*OBJECTIVE*: Write out every entry exactly as given, but omit the pictures.

╭─ DATA LINES

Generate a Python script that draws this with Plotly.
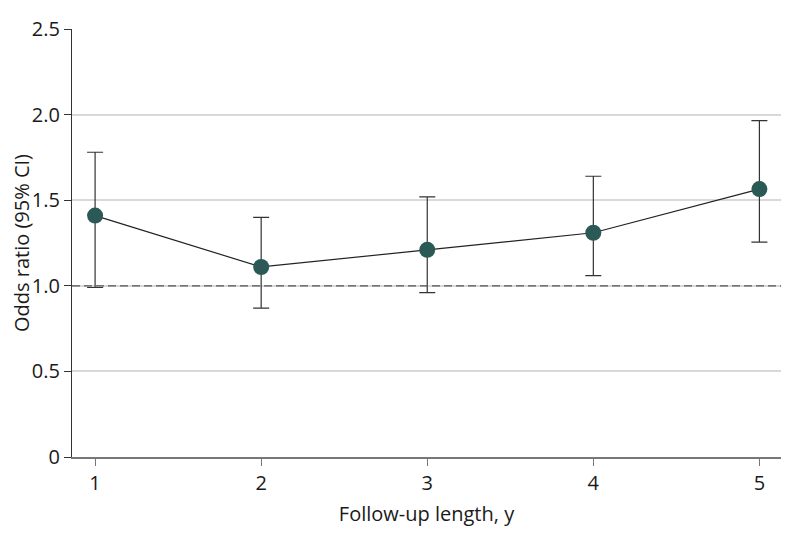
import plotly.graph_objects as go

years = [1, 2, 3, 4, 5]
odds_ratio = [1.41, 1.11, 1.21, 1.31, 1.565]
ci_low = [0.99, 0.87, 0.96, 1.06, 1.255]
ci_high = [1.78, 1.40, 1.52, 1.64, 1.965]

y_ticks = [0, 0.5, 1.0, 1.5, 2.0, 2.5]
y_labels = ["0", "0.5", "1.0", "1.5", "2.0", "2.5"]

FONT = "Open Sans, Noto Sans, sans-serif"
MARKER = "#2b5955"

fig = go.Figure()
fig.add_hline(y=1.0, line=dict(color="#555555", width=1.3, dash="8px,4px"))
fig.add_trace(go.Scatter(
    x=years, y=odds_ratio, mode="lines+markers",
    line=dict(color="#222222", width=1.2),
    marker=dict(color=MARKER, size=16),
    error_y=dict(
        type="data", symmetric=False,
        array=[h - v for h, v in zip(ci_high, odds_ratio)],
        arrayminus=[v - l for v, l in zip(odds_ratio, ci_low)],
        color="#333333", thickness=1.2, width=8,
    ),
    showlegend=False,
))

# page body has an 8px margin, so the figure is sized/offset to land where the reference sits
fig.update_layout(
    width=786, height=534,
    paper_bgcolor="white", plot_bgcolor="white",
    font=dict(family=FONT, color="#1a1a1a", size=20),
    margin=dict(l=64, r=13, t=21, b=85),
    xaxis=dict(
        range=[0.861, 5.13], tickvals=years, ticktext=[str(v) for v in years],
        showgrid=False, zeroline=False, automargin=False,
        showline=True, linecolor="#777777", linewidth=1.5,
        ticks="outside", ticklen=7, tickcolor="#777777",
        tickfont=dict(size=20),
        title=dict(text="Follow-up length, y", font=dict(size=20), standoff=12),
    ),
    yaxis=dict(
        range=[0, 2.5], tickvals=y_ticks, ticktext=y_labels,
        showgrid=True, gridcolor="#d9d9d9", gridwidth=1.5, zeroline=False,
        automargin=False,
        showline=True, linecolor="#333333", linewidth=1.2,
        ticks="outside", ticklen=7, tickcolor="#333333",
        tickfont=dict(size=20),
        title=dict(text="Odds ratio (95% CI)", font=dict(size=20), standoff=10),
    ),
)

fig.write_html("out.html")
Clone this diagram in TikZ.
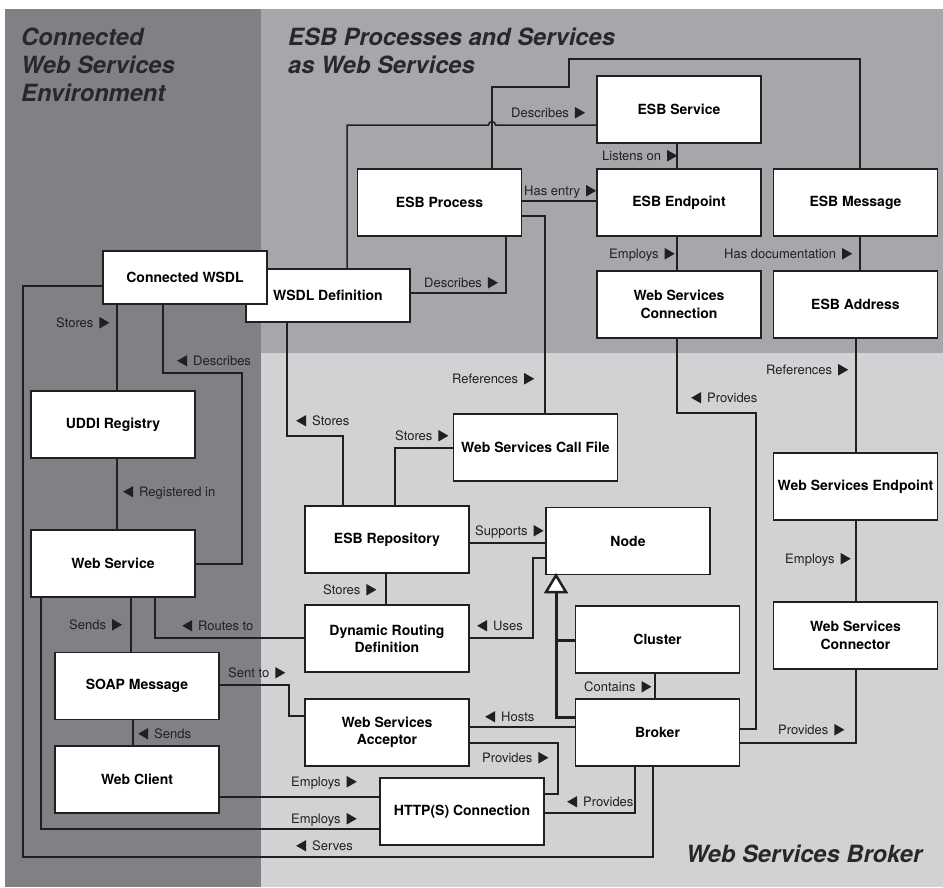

╰─

*RESULT OF THE EXERCISE*:
Generate a Python script that draws this with Plotly.
import plotly.graph_objects as go

years = [1, 2, 3, 4, 5]
odds_ratio = [1.41, 1.11, 1.21, 1.31, 1.565]
ci_low = [0.99, 0.87, 0.96, 1.06, 1.255]
ci_high = [1.78, 1.40, 1.52, 1.64, 1.965]

y_ticks = [0, 0.5, 1.0, 1.5, 2.0, 2.5]
y_labels = ["0", "0.5", "1.0", "1.5", "2.0", "2.5"]

FONT = "Open Sans, Noto Sans, sans-serif"
MARKER = "#2b5955"

fig = go.Figure()
fig.add_hline(y=1.0, line=dict(color="#555555", width=1.3, dash="8px,4px"))
fig.add_trace(go.Scatter(
    x=years, y=odds_ratio, mode="lines+markers",
    line=dict(color="#222222", width=1.2),
    marker=dict(color=MARKER, size=16),
    error_y=dict(
        type="data", symmetric=False,
        array=[h - v for h, v in zip(ci_high, odds_ratio)],
        arrayminus=[v - l for v, l in zip(odds_ratio, ci_low)],
        color="#333333", thickness=1.2, width=8,
    ),
    showlegend=False,
))

# page body has an 8px margin, so the figure is sized/offset to land where the reference sits
fig.update_layout(
    width=786, height=534,
    paper_bgcolor="white", plot_bgcolor="white",
    font=dict(family=FONT, color="#1a1a1a", size=20),
    margin=dict(l=64, r=13, t=21, b=85),
    xaxis=dict(
        range=[0.861, 5.13], tickvals=years, ticktext=[str(v) for v in years],
        showgrid=False, zeroline=False, automargin=False,
        showline=True, linecolor="#777777", linewidth=1.5,
        ticks="outside", ticklen=7, tickcolor="#777777",
        tickfont=dict(size=20),
        title=dict(text="Follow-up length, y", font=dict(size=20), standoff=12),
    ),
    yaxis=dict(
        range=[0, 2.5], tickvals=y_ticks, ticktext=y_labels,
        showgrid=True, gridcolor="#d9d9d9", gridwidth=1.5, zeroline=False,
        automargin=False,
        showline=True, linecolor="#333333", linewidth=1.2,
        ticks="outside", ticklen=7, tickcolor="#333333",
        tickfont=dict(size=20),
        title=dict(text="Odds ratio (95% CI)", font=dict(size=20), standoff=10),
    ),
)

fig.write_html("out.html")
Clone this diagram in TikZ.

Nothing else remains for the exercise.